Like your work great job. How about telling us more about this new cool looking thrower.

This design makes me wonder… has anyone made a light where the reflector is a structural part of the body? Like, the reflector screws into the pill, its outside is exposed, and then the bezel threads directly onto the reflector? No outer shell between the pill and bezel, just the reflector holding the two together.

That’s how this one is made. The reflector had a nice thick belt around the lower third section, I threaded it and it goes into the adapter, which in turn threads onto the battery tube/head which is all one piece. Then I cut threads on the belt around the top section and made a bezel to screw down onto the reflector itself. That second inch or so is the reflector.

The emitter/MCPCB sits on a 35mm x 35mm threaded copper core that is flush with the top end of the tube/head, so the adapter allows for easy focus of the emitter to make it easy to try different emitters of varying types. The mid section that resembles a Courui D01 head, that’s the adapter section.
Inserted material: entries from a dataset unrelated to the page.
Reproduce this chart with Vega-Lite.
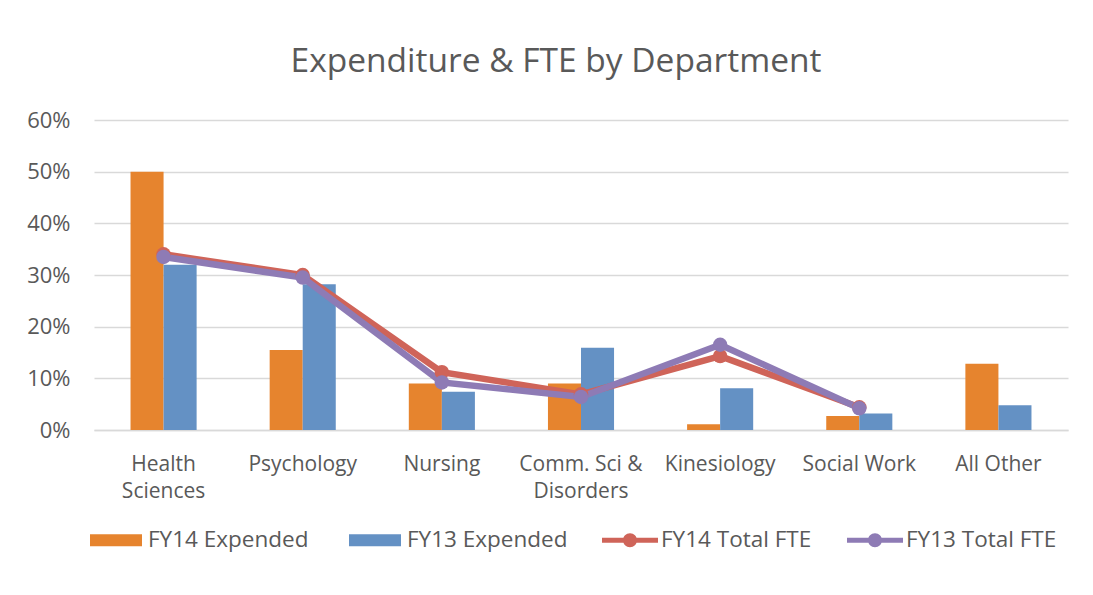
{
  "$schema": "https://vega.github.io/schema/vega-lite/v6.json",
  "width": 974,
  "height": 310,
  "autosize": {"type": "none"},
  "padding": {"left": 94, "top": 120, "right": 25, "bottom": 165},
  "background": "white",
  "config": {"font": "Open Sans", "view": {"stroke": null}},
  "title": {
    "text": "Expenditure & FTE by Department",
    "fontSize": 33.5,
    "fontWeight": "normal",
    "color": "#595959",
    "font": "Open Sans",
    "baseline": "alphabetic",
    "offset": 4,
    "dx": -25
  },
  "datasets": {
    "bars": [
      {"dept": "Health Sciences", "series": "FY14 Expended", "value": 0.50},
      {"dept": "Health Sciences", "series": "FY13 Expended", "value": 0.32},
      {"dept": "Psychology", "series": "FY14 Expended", "value": 0.155},
      {"dept": "Psychology", "series": "FY13 Expended", "value": 0.282},
      {"dept": "Nursing", "series": "FY14 Expended", "value": 0.09},
      {"dept": "Nursing", "series": "FY13 Expended", "value": 0.074},
      {"dept": "Comm. Sci & Disorders", "series": "FY14 Expended", "value": 0.09},
      {"dept": "Comm. Sci & Disorders", "series": "FY13 Expended", "value": 0.159},
      {"dept": "Kinesiology", "series": "FY14 Expended", "value": 0.011},
      {"dept": "Kinesiology", "series": "FY13 Expended", "value": 0.081},
      {"dept": "Social Work", "series": "FY14 Expended", "value": 0.027},
      {"dept": "Social Work", "series": "FY13 Expended", "value": 0.032},
      {"dept": "All Other", "series": "FY14 Expended", "value": 0.128},
      {"dept": "All Other", "series": "FY13 Expended", "value": 0.048}
    ],
    "fte": [
      {"dept": "Health Sciences", "series": "FY14 Total FTE", "value": 0.34},
      {"dept": "Psychology", "series": "FY14 Total FTE", "value": 0.30},
      {"dept": "Nursing", "series": "FY14 Total FTE", "value": 0.112},
      {"dept": "Comm. Sci & Disorders", "series": "FY14 Total FTE", "value": 0.069},
      {"dept": "Kinesiology", "series": "FY14 Total FTE", "value": 0.143},
      {"dept": "Social Work", "series": "FY14 Total FTE", "value": 0.044},
      {"dept": "Health Sciences", "series": "FY13 Total FTE", "value": 0.335},
      {"dept": "Psychology", "series": "FY13 Total FTE", "value": 0.295},
      {"dept": "Nursing", "series": "FY13 Total FTE", "value": 0.092},
      {"dept": "Comm. Sci & Disorders", "series": "FY13 Total FTE", "value": 0.064},
      {"dept": "Kinesiology", "series": "FY13 Total FTE", "value": 0.165},
      {"dept": "Social Work", "series": "FY13 Total FTE", "value": 0.042}
    ]
  },
  "encoding": {
    "x": {
      "field": "dept",
      "type": "nominal",
      "sort": ["Health Sciences", "Psychology", "Nursing", "Comm. Sci & Disorders", "Kinesiology", "Social Work", "All Other"],
      "scale": {"paddingInner": 0.525, "paddingOuter": 0.2625},
      "axis": {
        "title": null,
        "domain": true,
        "domainColor": "#D9D9D9",
        "domainWidth": 1.5,
        "ticks": false,
        "grid": false,
        "labelAngle": 0,
        "labelFontSize": 21,
        "labelColor": "#595959",
        "labelPadding": 23,
        "labelLineHeight": 27,
        "labelOverlap": false,
        "labelBound": false,
        "labelLimit": 300,
        "labelExpr": "datum.label == 'Health Sciences' ? ['Health', 'Sciences'] : datum.label == 'Comm. Sci & Disorders' ? ['Comm. Sci &', 'Disorders'] : datum.label"
      }
    },
    "y": {
      "field": "value",
      "type": "quantitative",
      "scale": {"domain": [0, 0.6], "nice": false},
      "axis": {
        "title": null,
        "format": ".0%",
        "values": [0, 0.1, 0.2, 0.3, 0.4, 0.5, 0.6],
        "domain": false,
        "ticks": false,
        "labelFontSize": 22,
        "labelColor": "#595959",
        "labelPadding": 24,
        "gridColor": "#D9D9D9",
        "gridWidth": 1.5
      }
    }
  },
  "layer": [
    {
      "data": {"name": "bars"},
      "mark": {"type": "bar"},
      "encoding": {
        "xOffset": {"field": "series", "type": "nominal", "sort": ["FY14 Expended", "FY13 Expended"]},
        "color": {
          "field": "series",
          "type": "nominal",
          "scale": {"domain": ["FY14 Expended", "FY13 Expended"], "range": ["#E6842E", "#6491C4"]},
          "legend": {
            "title": null,
            "orient": "none",
            "direction": "horizontal",
            "legendX": -4,
            "legendY": 394,
            "padding": 0,
            "symbolType": "M-1,-0.23H1V0.23H-1Z",
            "symbolSize": 2704,
            "symbolStrokeWidth": 0,
            "symbolOpacity": 1,
            "labelFontSize": 22.5,
            "labelColor": "#595959",
            "labelOffset": 6,
            "labelLimit": 300,
            "columnPadding": 40
          }
        }
      }
    },
    {
      "data": {"name": "fte"},
      "layer": [
        {
          "mark": {"type": "line", "strokeWidth": 6.5},
          "encoding": {
            "stroke": {
              "field": "series",
              "type": "nominal",
              "scale": {"domain": ["FY14 Total FTE", "FY13 Total FTE"], "range": ["#CF6459", "#8E7BB5"]},
              "legend": null
            }
          }
        },
        {
          "mark": {"type": "point", "filled": true, "size": 210, "opacity": 1},
          "encoding": {
            "color": {
              "field": "series",
              "type": "nominal",
              "scale": {"domain": ["FY14 Total FTE", "FY13 Total FTE"], "range": ["#CF6459", "#8E7BB5"]},
              "legend": {
                "title": null,
                "orient": "none",
                "direction": "horizontal",
                "legendX": 508,
                "legendY": 392,
                "padding": 0,
                "symbolType": "M-1,-0.09H1V0.09H-1Z M-0.25,0A0.25,0.25 0 1,1 0.25,0A0.25,0.25 0 1,1 -0.25,0Z",
                "symbolSize": 3136,
                "symbolStrokeWidth": 0,
                "symbolOpacity": 1,
                "labelFontSize": 22.5,
                "labelColor": "#595959",
                "labelOffset": 3,
                "labelLimit": 300,
                "columnPadding": 35
              }
            }
          }
        }
      ]
    }
  ],
  "resolve": {"scale": {"color": "independent"}}
}
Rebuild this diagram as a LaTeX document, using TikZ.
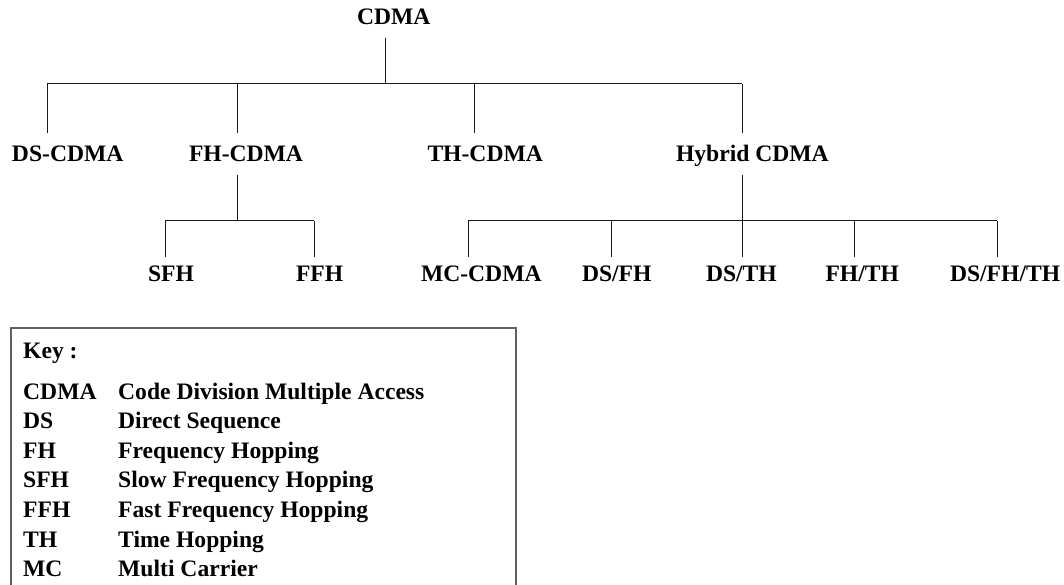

After that picture was taken I cut a bevel on the bezel that intersects the belt on the reflector and makes for better lines.

I’m not sure if your after a commercially built light or otherwise TK. As well as Dales this years OL comp light I’m building which you have commented on and last years OL comp light are both like what you describe.
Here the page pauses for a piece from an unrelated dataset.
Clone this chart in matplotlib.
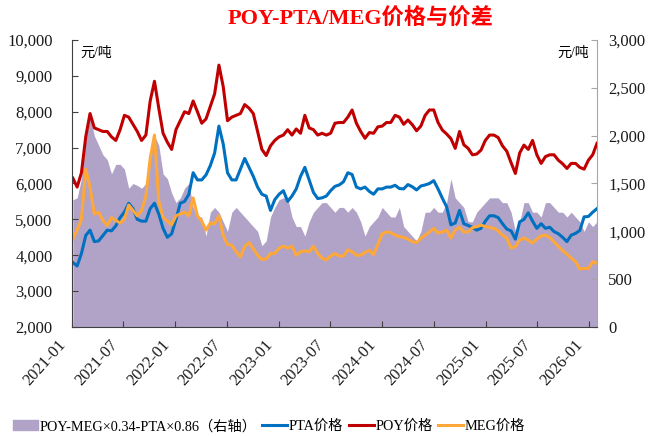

Ah, that makes sense. I thought it looked like the reflector was exposed but I wasn’t quite sure.

The contest entry was something I was also wondering about, because I wasn’t sure which parts were finished and which parts still had more steps planned.
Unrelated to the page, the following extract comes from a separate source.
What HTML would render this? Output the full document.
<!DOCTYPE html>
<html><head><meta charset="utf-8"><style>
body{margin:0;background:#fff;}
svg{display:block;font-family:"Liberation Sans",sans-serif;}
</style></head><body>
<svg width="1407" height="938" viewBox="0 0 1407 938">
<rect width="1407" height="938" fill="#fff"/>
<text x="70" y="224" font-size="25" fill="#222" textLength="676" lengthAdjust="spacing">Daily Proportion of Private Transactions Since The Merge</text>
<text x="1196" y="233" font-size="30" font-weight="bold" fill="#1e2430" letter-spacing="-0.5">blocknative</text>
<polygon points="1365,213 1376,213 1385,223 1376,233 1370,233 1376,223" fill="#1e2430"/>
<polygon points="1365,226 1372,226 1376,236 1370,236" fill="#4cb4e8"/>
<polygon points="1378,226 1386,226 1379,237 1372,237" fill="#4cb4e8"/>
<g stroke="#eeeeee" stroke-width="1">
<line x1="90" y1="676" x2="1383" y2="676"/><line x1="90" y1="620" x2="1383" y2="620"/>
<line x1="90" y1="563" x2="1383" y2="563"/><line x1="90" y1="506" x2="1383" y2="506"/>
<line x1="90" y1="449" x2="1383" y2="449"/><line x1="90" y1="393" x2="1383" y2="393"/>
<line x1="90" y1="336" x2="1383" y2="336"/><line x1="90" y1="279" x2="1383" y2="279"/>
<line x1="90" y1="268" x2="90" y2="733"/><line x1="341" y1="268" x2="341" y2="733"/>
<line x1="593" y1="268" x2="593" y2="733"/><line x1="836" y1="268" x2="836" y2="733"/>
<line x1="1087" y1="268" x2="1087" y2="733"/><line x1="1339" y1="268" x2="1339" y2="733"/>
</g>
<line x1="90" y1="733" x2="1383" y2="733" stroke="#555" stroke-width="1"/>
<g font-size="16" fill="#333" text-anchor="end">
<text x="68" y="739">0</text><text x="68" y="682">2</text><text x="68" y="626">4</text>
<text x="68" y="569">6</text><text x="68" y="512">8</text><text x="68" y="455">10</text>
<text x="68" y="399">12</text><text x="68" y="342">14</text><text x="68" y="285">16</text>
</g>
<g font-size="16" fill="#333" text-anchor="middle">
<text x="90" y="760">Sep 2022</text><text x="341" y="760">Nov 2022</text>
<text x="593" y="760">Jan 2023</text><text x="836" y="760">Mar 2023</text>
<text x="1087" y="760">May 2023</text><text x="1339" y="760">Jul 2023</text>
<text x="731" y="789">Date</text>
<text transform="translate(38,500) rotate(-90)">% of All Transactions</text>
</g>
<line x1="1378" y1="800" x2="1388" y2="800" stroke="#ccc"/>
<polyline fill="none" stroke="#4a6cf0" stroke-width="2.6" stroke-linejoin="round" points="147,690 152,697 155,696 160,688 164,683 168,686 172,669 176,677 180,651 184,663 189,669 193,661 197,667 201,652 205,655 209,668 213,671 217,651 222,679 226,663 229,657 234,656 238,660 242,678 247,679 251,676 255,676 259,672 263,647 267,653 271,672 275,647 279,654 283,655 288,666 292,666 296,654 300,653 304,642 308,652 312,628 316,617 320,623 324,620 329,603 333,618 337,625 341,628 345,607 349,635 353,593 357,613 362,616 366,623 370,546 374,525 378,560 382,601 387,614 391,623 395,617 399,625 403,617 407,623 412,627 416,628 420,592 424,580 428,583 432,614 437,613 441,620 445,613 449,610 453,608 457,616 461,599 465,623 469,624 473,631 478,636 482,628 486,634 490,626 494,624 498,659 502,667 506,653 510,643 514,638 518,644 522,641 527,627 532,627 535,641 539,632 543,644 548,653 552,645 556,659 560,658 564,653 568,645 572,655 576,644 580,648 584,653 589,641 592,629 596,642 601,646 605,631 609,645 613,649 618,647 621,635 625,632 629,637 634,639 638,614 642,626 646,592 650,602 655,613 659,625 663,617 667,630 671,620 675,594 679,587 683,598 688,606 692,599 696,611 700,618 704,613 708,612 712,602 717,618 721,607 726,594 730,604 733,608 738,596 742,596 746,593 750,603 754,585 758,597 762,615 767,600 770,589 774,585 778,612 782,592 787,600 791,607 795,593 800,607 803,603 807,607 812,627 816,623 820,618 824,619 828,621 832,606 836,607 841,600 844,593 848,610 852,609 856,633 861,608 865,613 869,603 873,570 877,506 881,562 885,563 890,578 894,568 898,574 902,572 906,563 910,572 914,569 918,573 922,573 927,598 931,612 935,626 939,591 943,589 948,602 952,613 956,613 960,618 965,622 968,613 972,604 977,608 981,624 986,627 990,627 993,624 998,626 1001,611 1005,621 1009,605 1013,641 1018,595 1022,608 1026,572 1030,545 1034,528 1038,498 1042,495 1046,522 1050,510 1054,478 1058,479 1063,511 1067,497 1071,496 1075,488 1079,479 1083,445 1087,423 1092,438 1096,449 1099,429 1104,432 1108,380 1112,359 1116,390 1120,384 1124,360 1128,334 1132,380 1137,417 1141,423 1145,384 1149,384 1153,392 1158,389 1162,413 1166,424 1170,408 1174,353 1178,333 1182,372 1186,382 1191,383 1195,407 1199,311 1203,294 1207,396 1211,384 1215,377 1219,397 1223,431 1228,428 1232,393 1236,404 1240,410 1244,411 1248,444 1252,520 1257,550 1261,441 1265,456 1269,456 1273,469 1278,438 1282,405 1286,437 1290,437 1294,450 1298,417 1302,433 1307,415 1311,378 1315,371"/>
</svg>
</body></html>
In any case, you both thought of it before I did, and it looks like it works well. :slight_smile:

I guess there are no technical difficulties to anodize the outer side of a reflector w/out harming the inner one?

There would be issues if anodizing, yes. Many of us that build a light with a lathe do not anodize at all. Built my first one 2 years ago and polished it, still the same today.

Update on DBC-05… I jumped on the early bird special and got 2 of the new Samsung 30T 21700 cells that HKJ tested as awesome. And Awesome they are! I now see 48.8A at start and 21,631 lumens out the front! At 30 seconds it’s down to 41.9A and 15,800 lumens. I stopped at 30 seconds because the wires (12ga Turnigy with gold plated banana plugs) were too hot to hold! And the big TeCu head, also blistering hot in a mere 30 seconds! Yowza!

This blows my mind, the amp draw is just ridiculously high but even though the 30T is only a 3000mAh cell the drop isn’t nearly as quick or as steep as I thought it’d be. Video here shows it on the lightbox, as filmed by Daniel. :wink: For those that want to watch the lumens my lightbox has a 0.345 multiplier to get actual lumens. The meter is in x100 mode so what you see on the meter gets two more zero’s on the end. :wink:

Before you get too excited about these cells, they were $18 each at IMRBatteries.com and no USPS shipping, I chose the cheapest which was FedEx and it was almost $12 extra making it way too close to $50 for 2 cells! Yeah, I’m insane. But 21,631 lumens in a light I built from scratch! :smiley: Crazy stuff, Maynard!